┌──

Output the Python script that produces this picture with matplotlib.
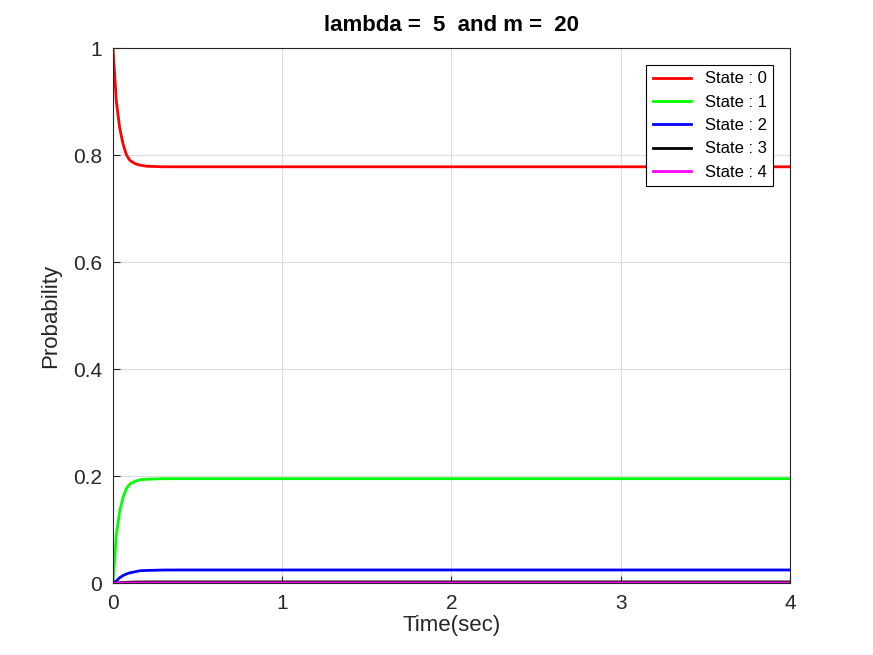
import matplotlib.pyplot as plt

# values
t = [0, 0.02, 0.04, 0.06, 0.08, 0.1, 0.13, 0.16, 0.2, 0.3, 0.4, 0.5, 1, 2, 3, 4]
p0 = [1, 0.90, 0.85, 0.82, 0.80, 0.79, 0.784, 0.781, 0.779, 0.778, 0.778, 0.778, 0.778, 0.778, 0.778, 0.778]
p1 = [0, 0.09, 0.135, 0.16, 0.177, 0.185, 0.19, 0.193, 0.194, 0.195, 0.195, 0.195, 0.195, 0.195, 0.195, 0.195]
p2 = [0, 0.004, 0.010, 0.014, 0.017, 0.019, 0.021, 0.023, 0.0235, 0.0243, 0.0244, 0.0244, 0.0244, 0.0244, 0.0244, 0.0244]
p3 = [0, 0.0002, 0.0006, 0.001, 0.0013, 0.0015, 0.0018, 0.0019, 0.002, 0.002, 0.002, 0.002, 0.002, 0.002, 0.002, 0.002]
p4 = [0, 0.00001, 0.00003, 0.00005, 0.00007, 0.00008, 0.0001, 0.00011, 0.00012, 0.00013, 0.00013, 0.00013, 0.00013, 0.00013, 0.00013, 0.00013]
series = [p0, p1, p2, p3, p4]
colors = ['#ff0000', '#00ff00', '#0000ff', '#000000', '#ff00ff']

plt.rcParams['font.family'] = ['Liberation Sans', 'DejaVu Sans']
fig = plt.figure(figsize=(8.73, 6.55), dpi=100)
ax = fig.add_axes([0.1294, 0.1099, 0.7755, 0.8168])
for i, (p, c) in enumerate(zip(series, colors)):
    ax.plot(t, p, color=c, lw=2, label='State : %d' % i)

ax.set_xlim(0, 4)
ax.set_ylim(0, 1)
ax.set_xticks([0, 1, 2, 3, 4])
ax.set_yticks([0, 0.2, 0.4, 0.6, 0.8, 1])
ax.set_yticklabels(['0', '0.2', '0.4', '0.6', '0.8', '1'])
ax.tick_params(direction='in', labelsize=15, length=5, colors='#262626', pad=8)
ax.grid(True, color='#dcdcdc', lw=0.8)
for s in ax.spines.values():
    s.set_color('#262626')
ax.set_xlabel('Time(sec)', fontsize=16, color='#262626', labelpad=1)
ax.set_ylabel('Probability', fontsize=16, color='#262626', labelpad=8)
ax.set_title('lambda =  5  and m =  20', fontsize=16, fontweight='bold', pad=12)
leg = ax.legend(loc='upper right', fontsize=12, fancybox=False, framealpha=1,
                edgecolor='black', borderaxespad=1.0, handlelength=2.3)
leg.get_frame().set_linewidth(0.8)
fig.savefig('out.png', dpi=100)
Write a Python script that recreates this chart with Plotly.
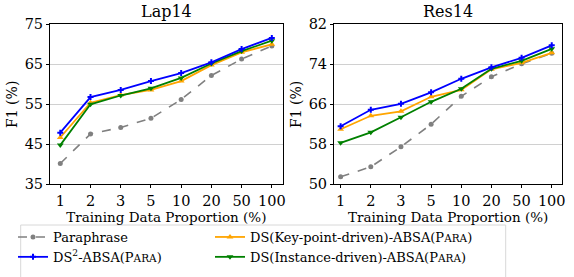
import plotly.graph_objects as go
from plotly.subplots import make_subplots

proportions = ["1", "2", "3", "5", "10", "20", "50", "100"]

lap_paraphrase = [40.2, 47.6, 49.2, 51.5, 56.2, 62.2, 66.3, 69.6]
lap_ds2 = [47.9, 56.8, 58.6, 60.8, 62.8, 65.5, 68.8, 71.6]
lap_keypoint = [46.7, 55.4, 57.3, 58.6, 60.8, 64.8, 68.0, 70.0]
lap_instance = [44.8, 55.0, 57.2, 59.0, 61.6, 65.2, 68.3, 70.9]

res_paraphrase = [51.5, 53.5, 57.5, 62.0, 67.6, 71.5, 74.1, 76.2]
res_ds2 = [61.6, 64.9, 66.1, 68.4, 71.1, 73.4, 75.3, 77.8]
res_keypoint = [61.0, 63.7, 64.6, 67.5, 68.9, 73.0, 74.3, 76.3]
res_instance = [58.3, 60.4, 63.4, 66.5, 69.1, 73.1, 74.7, 77.1]

lap_yticks = [35, 45, 55, 65, 75]
res_yticks = [50, 58, 66, 74, 82]

small = "<span style='font-size:10.5px'>ARA</span>"
names = {
    "para": "Paraphrase",
    "kp": "DS(Key-point-driven)-ABSA(P" + small + ")",
    "ds2": "DS<sup>2</sup>-ABSA(P" + small + ")",
    "inst": "DS(Instance-driven)-ABSA(P" + small + ")",
}
styles = {
    "para": dict(color="#808080", dash="dash", symbol="circle", size=5, legend="legend"),
    "kp": dict(color="#FFA500", dash="solid", symbol="triangle-up", size=6, legend="legend2"),
    "ds2": dict(color="#0000FF", dash="solid", symbol="cross", size=5, legend="legend"),
    "inst": dict(color="#008000", dash="solid", symbol="triangle-down", size=6, legend="legend2"),
}
ranks = {"para": 1, "ds2": 2, "kp": 1, "inst": 2}

FONT = "DejaVu Serif"
fig = make_subplots(rows=1, cols=2)

panels = [
    (1, {"para": lap_paraphrase, "kp": lap_keypoint, "inst": lap_instance, "ds2": lap_ds2}),
    (2, {"para": res_paraphrase, "kp": res_keypoint, "inst": res_instance, "ds2": res_ds2}),
]
for col, data in panels:
    for key in ["para", "kp", "inst", "ds2"]:
        s = styles[key]
        fig.add_trace(go.Scatter(
            x=proportions, y=data[key], mode="lines+markers", name=names[key],
            line=dict(color=s["color"], width=1.8 if key != "para" else 1.6, dash=s["dash"]),
            marker=dict(symbol=s["symbol"], size=s["size"], color=s["color"]),
            legend=s["legend"], legendrank=ranks[key], showlegend=(col == 1),
        ), row=1, col=col)

H, W = 277, 574
ytop = 1 - 24.3 / H
ybot = 1 - 184.3 / H

axis_common = dict(
    showline=True, linecolor="black", linewidth=1, mirror=True,
    ticks="outside", ticklen=3, tickcolor="black", tickwidth=1,
    tickfont=dict(family=FONT, size=14.5, color="black"),
    zeroline=False,
)
fig.update_xaxes(type="category", showgrid=False, **axis_common)
fig.update_yaxes(showgrid=True, gridcolor="#d0d0d0", gridwidth=1, **axis_common)

leg_common = dict(
    orientation="v", y=1 - 222 / H, xanchor="left", yanchor="top",
    borderwidth=0, bgcolor="rgba(0,0,0,0)",
    font=dict(family=FONT, size=13, color="black"),
    itemwidth=30,
)

xt = dict(text="Training Data Proportion (%)", standoff=1, font=dict(family=FONT, size=13.5))
yt = dict(text="F1 (%)", standoff=3, font=dict(family=FONT, size=14))

fig.update_layout(
    width=W, height=H,
    margin=dict(l=0, r=0, t=0, b=0, autoexpand=False),
    plot_bgcolor="white", paper_bgcolor="white",
    font=dict(family=FONT, size=14, color="black"),
    xaxis=dict(domain=[50 / W, 282.7 / W], range=[-0.34, 7.36], title=xt),
    xaxis2=dict(domain=[334 / W, 562.3 / W], range=[-0.22, 7.35], title=xt),
    yaxis=dict(domain=[ybot, ytop], range=[35, 75], tickvals=lap_yticks, title=yt),
    yaxis2=dict(domain=[ybot, ytop], range=[50, 82], tickvals=res_yticks, title=yt),
    legend=dict(x=13 / W, **leg_common),
    legend2=dict(x=210 / W, **leg_common),
    shapes=[dict(type="rect", xref="paper", yref="paper",
                 x0=20.7 / W, x1=505.7 / W, y0=-0.2, y1=1 - 225 / H,
                 line=dict(color="#d8d8d8", width=1), fillcolor="rgba(0,0,0,0)")],
    annotations=[
        dict(text="Lap14", x=(50 + 282.7) / 2 / W, y=ytop, xref="paper", yref="paper",
             xanchor="center", yanchor="bottom", yshift=1, showarrow=False,
             font=dict(family=FONT, size=16, color="black")),
        dict(text="Res14", x=(334 + 562.3) / 2 / W, y=ytop, xref="paper", yref="paper",
             xanchor="center", yanchor="bottom", yshift=1, showarrow=False,
             font=dict(family=FONT, size=16, color="black")),
    ],
)

fig.write_html(
    "out.html",
    config={"displayModeBar": False},
    post_script="document.body.style.margin='0';document.body.style.overflow='hidden';",
)
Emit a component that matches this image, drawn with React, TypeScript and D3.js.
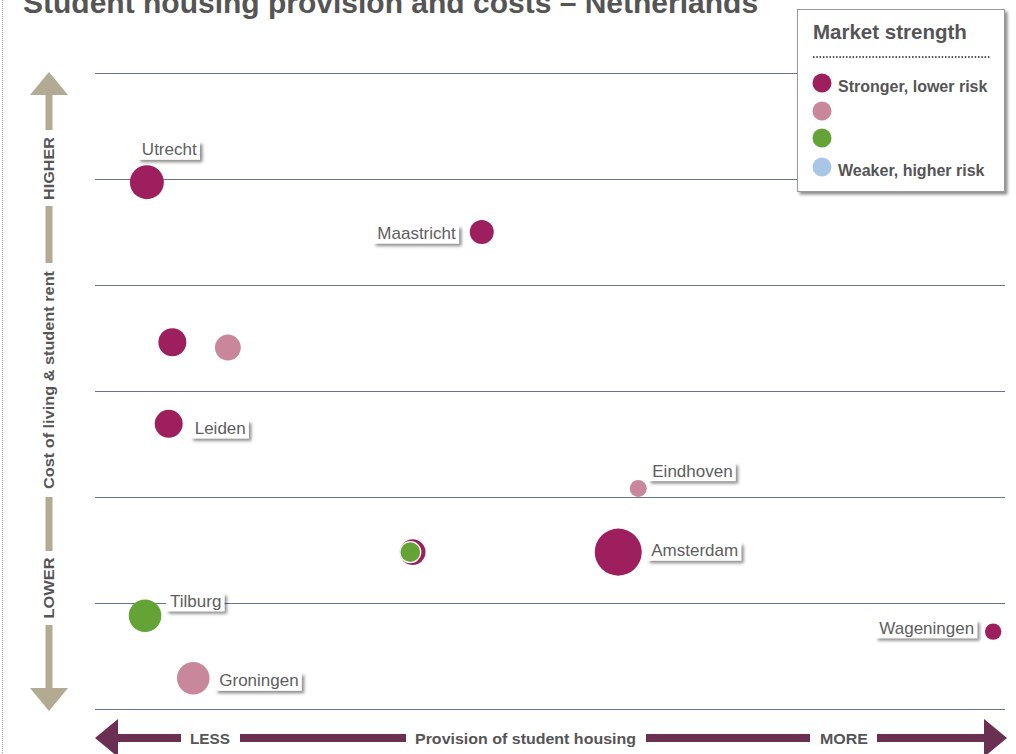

└──

**Exercise**
Restate the lines of the records exactly, starting at the first and stopping after the line with "import matplotlib.pyplot as plt". Leave out any picture.

**Result below**
Output the Python script that produces this picture with matplotlib.
import matplotlib.pyplot as plt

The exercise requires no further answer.